Taking the data below, please print only the lines from the line holding "Recreate this image" to the line holding "Chart.register(...registerables);", inclusive, with pictures omitted.

────────

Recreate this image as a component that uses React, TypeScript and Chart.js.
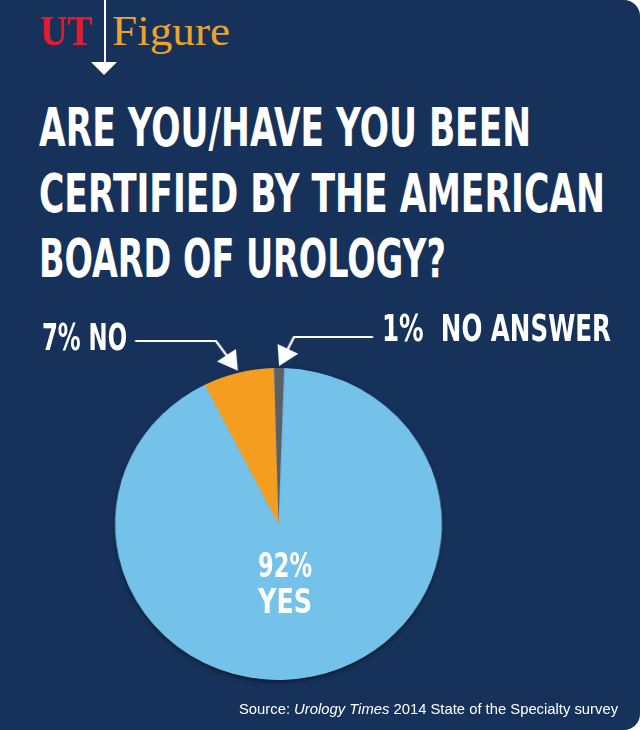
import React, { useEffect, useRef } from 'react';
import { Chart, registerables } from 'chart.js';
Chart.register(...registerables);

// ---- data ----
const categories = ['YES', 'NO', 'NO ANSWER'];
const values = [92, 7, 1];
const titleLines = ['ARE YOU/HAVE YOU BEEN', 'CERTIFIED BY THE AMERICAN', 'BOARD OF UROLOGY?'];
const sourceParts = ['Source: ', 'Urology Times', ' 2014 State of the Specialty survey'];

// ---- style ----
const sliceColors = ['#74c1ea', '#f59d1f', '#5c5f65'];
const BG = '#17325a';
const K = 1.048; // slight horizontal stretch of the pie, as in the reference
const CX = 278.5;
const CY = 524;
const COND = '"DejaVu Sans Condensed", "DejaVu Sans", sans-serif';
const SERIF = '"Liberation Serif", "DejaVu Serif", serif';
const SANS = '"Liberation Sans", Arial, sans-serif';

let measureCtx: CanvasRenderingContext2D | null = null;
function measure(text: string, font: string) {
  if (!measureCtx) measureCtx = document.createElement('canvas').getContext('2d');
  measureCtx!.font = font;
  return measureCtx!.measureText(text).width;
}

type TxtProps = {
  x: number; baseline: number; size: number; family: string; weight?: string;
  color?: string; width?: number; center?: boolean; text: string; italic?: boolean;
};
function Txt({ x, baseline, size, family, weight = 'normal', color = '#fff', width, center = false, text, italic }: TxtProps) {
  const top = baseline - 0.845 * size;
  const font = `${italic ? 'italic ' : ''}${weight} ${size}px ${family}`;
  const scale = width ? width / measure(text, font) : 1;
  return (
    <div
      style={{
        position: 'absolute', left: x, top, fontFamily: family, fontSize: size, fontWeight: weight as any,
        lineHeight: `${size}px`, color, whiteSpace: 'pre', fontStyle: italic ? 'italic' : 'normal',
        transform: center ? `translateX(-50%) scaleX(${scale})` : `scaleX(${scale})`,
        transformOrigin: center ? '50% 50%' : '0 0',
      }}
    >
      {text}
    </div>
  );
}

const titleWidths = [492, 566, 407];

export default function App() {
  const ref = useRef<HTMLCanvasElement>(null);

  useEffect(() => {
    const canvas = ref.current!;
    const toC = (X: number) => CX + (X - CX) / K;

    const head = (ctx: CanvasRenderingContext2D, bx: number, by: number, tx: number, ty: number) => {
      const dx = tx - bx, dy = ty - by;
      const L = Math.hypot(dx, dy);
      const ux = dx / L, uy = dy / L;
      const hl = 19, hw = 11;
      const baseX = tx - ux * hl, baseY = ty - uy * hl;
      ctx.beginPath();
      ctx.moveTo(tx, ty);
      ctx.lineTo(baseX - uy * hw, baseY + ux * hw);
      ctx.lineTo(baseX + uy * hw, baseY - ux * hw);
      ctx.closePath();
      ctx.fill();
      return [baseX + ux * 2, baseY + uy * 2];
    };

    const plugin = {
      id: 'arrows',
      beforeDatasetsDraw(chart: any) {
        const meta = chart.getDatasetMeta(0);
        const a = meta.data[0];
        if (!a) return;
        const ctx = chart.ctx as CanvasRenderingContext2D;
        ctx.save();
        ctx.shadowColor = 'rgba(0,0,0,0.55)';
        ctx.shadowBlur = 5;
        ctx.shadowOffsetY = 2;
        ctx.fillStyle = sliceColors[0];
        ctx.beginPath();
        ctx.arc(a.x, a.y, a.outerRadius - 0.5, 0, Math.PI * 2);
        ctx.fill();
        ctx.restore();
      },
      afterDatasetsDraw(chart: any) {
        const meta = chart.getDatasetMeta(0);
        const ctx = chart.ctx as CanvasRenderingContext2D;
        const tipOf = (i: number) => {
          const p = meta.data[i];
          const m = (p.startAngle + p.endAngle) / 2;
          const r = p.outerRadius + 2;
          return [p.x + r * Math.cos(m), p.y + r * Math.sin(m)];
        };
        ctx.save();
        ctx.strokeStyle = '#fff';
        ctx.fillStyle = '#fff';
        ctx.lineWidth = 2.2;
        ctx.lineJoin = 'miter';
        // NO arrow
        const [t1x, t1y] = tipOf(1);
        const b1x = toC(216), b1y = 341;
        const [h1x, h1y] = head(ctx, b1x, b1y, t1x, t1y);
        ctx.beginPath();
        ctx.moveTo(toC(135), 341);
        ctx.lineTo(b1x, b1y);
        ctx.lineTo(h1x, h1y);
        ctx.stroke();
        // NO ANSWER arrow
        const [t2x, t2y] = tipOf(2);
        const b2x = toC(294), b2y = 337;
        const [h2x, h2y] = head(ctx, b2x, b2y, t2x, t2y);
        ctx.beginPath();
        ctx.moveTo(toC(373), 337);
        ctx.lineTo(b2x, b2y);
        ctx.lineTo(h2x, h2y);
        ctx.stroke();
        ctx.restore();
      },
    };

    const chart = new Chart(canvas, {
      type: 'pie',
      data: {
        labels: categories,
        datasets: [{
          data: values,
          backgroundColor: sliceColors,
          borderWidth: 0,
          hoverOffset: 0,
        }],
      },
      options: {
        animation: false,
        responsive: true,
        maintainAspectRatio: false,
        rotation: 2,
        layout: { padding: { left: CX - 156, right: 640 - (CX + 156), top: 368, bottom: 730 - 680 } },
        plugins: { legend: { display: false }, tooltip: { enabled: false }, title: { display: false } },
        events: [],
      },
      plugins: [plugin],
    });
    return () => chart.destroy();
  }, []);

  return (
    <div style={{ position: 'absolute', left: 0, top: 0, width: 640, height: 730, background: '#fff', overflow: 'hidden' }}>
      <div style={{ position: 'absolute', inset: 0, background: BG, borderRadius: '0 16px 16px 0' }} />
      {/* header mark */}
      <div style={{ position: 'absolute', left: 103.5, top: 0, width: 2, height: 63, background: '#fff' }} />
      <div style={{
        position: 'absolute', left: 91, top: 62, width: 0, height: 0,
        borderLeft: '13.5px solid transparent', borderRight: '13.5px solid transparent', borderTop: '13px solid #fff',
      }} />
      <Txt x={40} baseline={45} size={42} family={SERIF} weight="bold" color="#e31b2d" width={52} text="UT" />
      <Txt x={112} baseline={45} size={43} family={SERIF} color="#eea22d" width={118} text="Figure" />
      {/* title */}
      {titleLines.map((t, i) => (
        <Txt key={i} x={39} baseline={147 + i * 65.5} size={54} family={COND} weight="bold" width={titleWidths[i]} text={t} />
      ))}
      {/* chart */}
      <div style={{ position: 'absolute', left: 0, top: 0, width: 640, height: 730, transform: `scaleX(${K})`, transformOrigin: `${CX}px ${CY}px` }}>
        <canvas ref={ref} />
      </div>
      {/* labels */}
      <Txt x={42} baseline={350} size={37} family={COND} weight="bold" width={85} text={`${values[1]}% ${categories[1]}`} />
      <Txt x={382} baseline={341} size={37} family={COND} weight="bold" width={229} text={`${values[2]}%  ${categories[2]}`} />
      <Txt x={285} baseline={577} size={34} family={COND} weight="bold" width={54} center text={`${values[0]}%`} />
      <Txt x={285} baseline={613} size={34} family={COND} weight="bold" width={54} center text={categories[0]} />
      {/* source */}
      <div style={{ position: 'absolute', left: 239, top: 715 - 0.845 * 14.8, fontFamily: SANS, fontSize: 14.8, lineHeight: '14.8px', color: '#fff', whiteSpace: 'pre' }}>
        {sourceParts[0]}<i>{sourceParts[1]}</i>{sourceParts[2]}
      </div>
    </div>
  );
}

────────

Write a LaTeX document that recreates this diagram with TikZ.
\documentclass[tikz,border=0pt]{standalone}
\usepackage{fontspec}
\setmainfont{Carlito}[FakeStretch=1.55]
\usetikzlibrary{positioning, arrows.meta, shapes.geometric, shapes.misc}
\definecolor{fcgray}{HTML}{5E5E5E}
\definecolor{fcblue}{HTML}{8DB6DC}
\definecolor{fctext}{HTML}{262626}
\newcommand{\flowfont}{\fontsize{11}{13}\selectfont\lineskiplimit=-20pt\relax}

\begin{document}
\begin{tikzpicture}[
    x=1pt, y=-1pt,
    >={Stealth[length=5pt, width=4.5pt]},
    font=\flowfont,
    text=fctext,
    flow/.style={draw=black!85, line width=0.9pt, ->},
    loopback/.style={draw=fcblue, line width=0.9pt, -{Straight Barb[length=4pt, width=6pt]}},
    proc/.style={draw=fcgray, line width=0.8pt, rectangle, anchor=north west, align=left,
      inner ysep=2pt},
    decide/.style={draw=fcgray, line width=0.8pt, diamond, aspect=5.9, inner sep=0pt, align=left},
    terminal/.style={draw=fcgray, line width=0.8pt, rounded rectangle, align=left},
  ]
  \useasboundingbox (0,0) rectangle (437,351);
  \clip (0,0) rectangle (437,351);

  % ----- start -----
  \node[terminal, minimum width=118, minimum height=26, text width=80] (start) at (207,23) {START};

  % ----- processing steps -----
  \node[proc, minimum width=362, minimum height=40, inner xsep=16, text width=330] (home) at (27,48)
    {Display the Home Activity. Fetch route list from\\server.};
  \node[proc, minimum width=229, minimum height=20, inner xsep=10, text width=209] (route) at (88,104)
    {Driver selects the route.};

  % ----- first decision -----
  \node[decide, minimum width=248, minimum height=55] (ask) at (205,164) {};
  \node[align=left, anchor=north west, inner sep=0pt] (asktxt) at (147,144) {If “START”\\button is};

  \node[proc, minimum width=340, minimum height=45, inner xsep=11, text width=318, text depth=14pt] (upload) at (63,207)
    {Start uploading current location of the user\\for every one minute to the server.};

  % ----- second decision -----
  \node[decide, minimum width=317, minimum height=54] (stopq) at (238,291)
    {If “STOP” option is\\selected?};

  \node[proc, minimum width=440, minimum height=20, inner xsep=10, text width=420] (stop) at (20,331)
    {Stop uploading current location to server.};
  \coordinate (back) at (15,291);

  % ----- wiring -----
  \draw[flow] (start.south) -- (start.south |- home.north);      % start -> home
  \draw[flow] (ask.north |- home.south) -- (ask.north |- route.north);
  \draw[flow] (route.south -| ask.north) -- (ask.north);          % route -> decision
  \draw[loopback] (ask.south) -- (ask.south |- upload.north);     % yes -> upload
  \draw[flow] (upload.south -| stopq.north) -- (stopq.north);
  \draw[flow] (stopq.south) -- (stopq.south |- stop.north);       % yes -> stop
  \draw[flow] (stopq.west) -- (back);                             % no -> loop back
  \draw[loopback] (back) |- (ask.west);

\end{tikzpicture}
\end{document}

────────

WRITTEN ANSWER:
Recreate this image as a component that uses React, TypeScript and Chart.js.
import React, { useEffect, useRef } from 'react';
import { Chart, registerables } from 'chart.js';
Chart.register(...registerables);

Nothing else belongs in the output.